このステップでは、実現可能な範囲で、夫婦で納得できる計画を立てることが重要です。小さな一歩から始めることでも、漠然とした不安は着実に解消に向かいます。
夫が話し合いに非協力的な場合、感情的になりそうな場合の対処法
話し合いを進める中で、夫があまり乗り気でなかったり、感情的になってしまったりすることもあるかもしれません。
夫が話し合いに非協力的な場合
- 理由を尋ねる: なぜお金の話を避けたいのか、理由を優しく尋ねてみましょう。「苦手意識がある」「どうせ節約しろと言われると思う」「自分が管理しているから大丈夫だと思っている」など、背景には様々な理由がある可能性があります。
- 不安の共有ではなく、安心を得る提案に: 「今のままだと将来が不安で…」と訴えるよりも、「一緒に現状を確認して、将来の安心につながる計画を立てていかない?」と、ポジティブな提案として切り替えてみましょう。

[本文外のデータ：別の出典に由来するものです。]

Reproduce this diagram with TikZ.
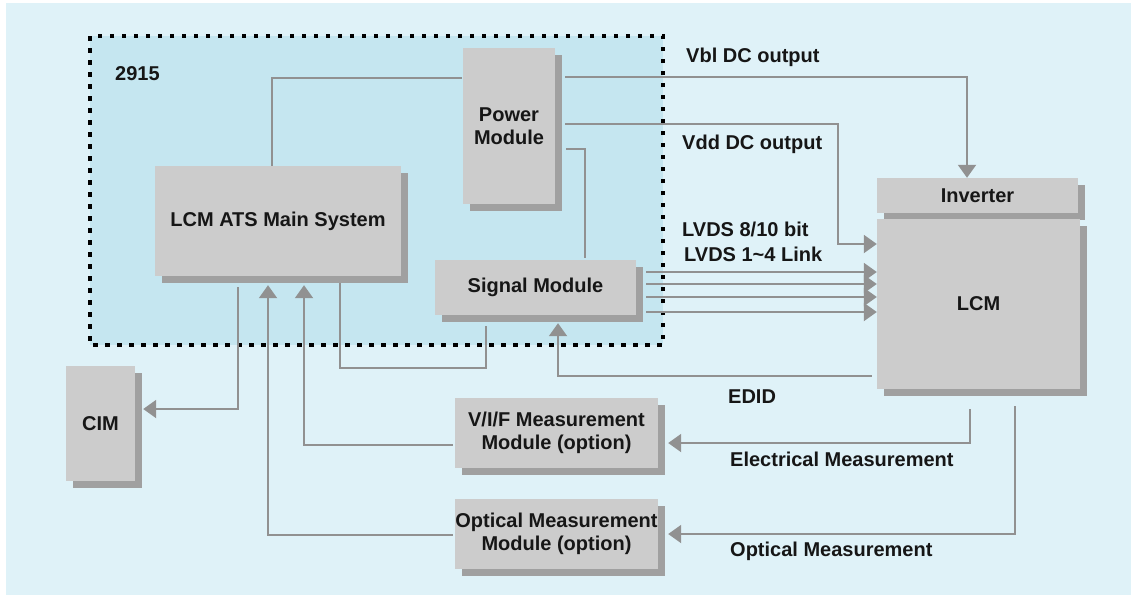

- 小さなことから始める: 一度にすべてを話そうとせず、まずは「今月の電気代、先月と比べてどうだったかな?」といった小さなことから話題にしてみるなど、スモールステップで慣れていくことも有効です。
- 第三者の力を借りる: 夫婦だけで難しい場合は、ファイナンシャルプランナーなどの専門家に相談することも検討できます。中立的な立場の専門家を交えることで、冷静に話し合いが進むことがあります。
感情的になりそうな場合
- 一時中断のルールを決める: 話し合いが白熱しそうになったら、「一度冷静になろう。10分休憩してから再開しよう」など、一時中断するルールをあらかじめ決めておくと良いでしょう。
- 相手を否定しない: 相手の意見や考えを頭ごなしに否定せず、「あなたはそう考えるのね」と一度受け止める姿勢が大切です。
- 「私は~と感じる」と伝える: 相手を主語にするのではなく、「私は〇〇だと感じて不安になる」「私は〇〇について知りたいと思っている」のように、「私」を主語にして感情や考えを伝えることで、相手に責められているという印象を与えにくくなります。
話し合いを継続し、計画を見直す重要性
お金に関する状況やライフプランは変化していくものです。一度話し合って計画を立てたとしても、それで終わりではありません。年に一度など定期的に夫婦でお金について話し合う機会を設け、現状や計画を見直すことが重要です。
例えば、収入が変化した場合、大きな支出があった場合、ライフプランに変更があった場合などに合わせて、計画を柔軟に修正していきます。
まとめ
漠然としたお金の不安は、「今」の状況を把握し、「未来」の見通しを立てることで、具体的な安心へと変えることができます。夫婦で「今」と「未来」を見つめ、共有し、ギャップを埋めるための具体的な行動計画を立てる話し合いは、一歩踏み出す勇気が必要かもしれませんが、将来の安心につながる非常に重要なプロセスです。
完璧を目指さずとも、まずは小さな一歩から。この記事でご紹介したステップや対処法が、皆様のご夫婦での建設的なお金の話し合いの一助となれば幸いです。